How to tell if an autograph is real when buying online

Online shopping makes access easier, but it also removes the ability to inspect an item in person. That means the listing has to do more of the work.

Look for clear photos of the autograph, the full item, and the authentication details. Read the description carefully. The best listings are specific about what is signed, what type of item it is, and how it is authenticated. They do not hide behind general language.

It also helps to buy from a seller built around authenticated inventory rather than one treating autographs as a side category. A focused memorabilia retailer understands collector standards, knows what buyers expect to see, and usually presents items in a more transparent way. That is one reason many collectors prefer established sources such as Boston Memorabilia when shopping for signed photos, albums, posters, guitars, and sports collectibles.

The reality of authentication: certainty has levels

Collectors should be honest about one thing. Authentication is not always black and white. Some items come with airtight support. Others are strong but not perfect. Some are simply not worth the risk.

That is why buying decisions should match the item and the price point. If you are purchasing a major signature as an investment-grade collectible or a premium gift, the authentication standard should be high.
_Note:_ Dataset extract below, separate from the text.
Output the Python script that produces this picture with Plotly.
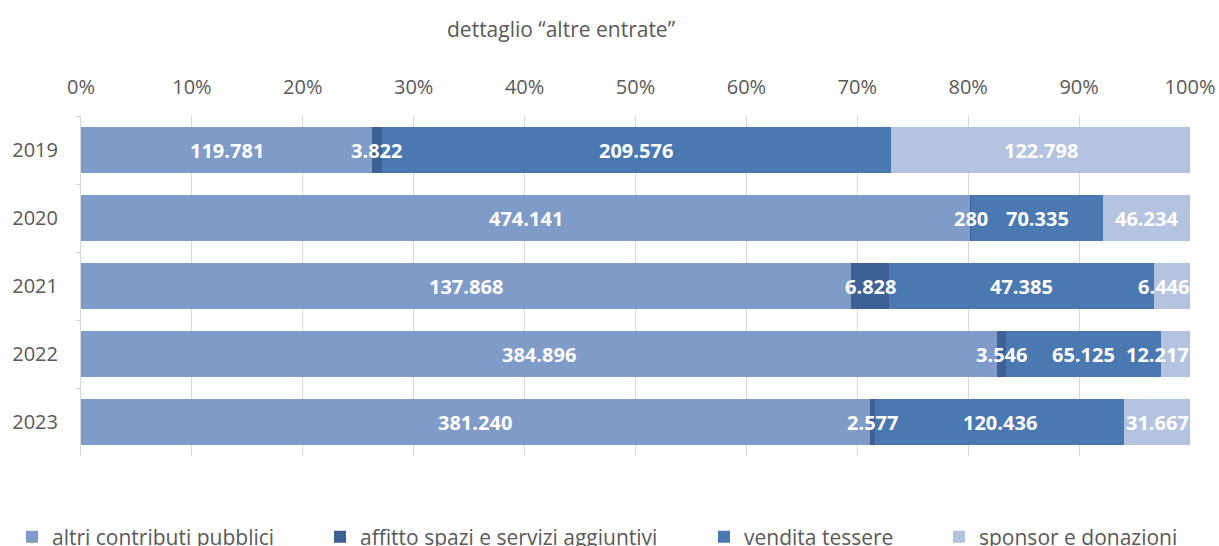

If you are considering a lower-cost display piece, you may still want recognized certification, but the risk tolerance might be different. The key is knowing what you are paying for.

An authentic autograph is more than ink on an object. It is a collectible asset tied to a real moment, a real person, and a real chain of trust. When the certification is credible, the signature is consistent, the provenance makes sense, and the seller presents the item with confidence, you are not just buying memorabilia - you are buying peace of mind.

The smartest collectors do not chase signatures. They chase confidence, because that is what turns a signed item from a gamble into something worth owning.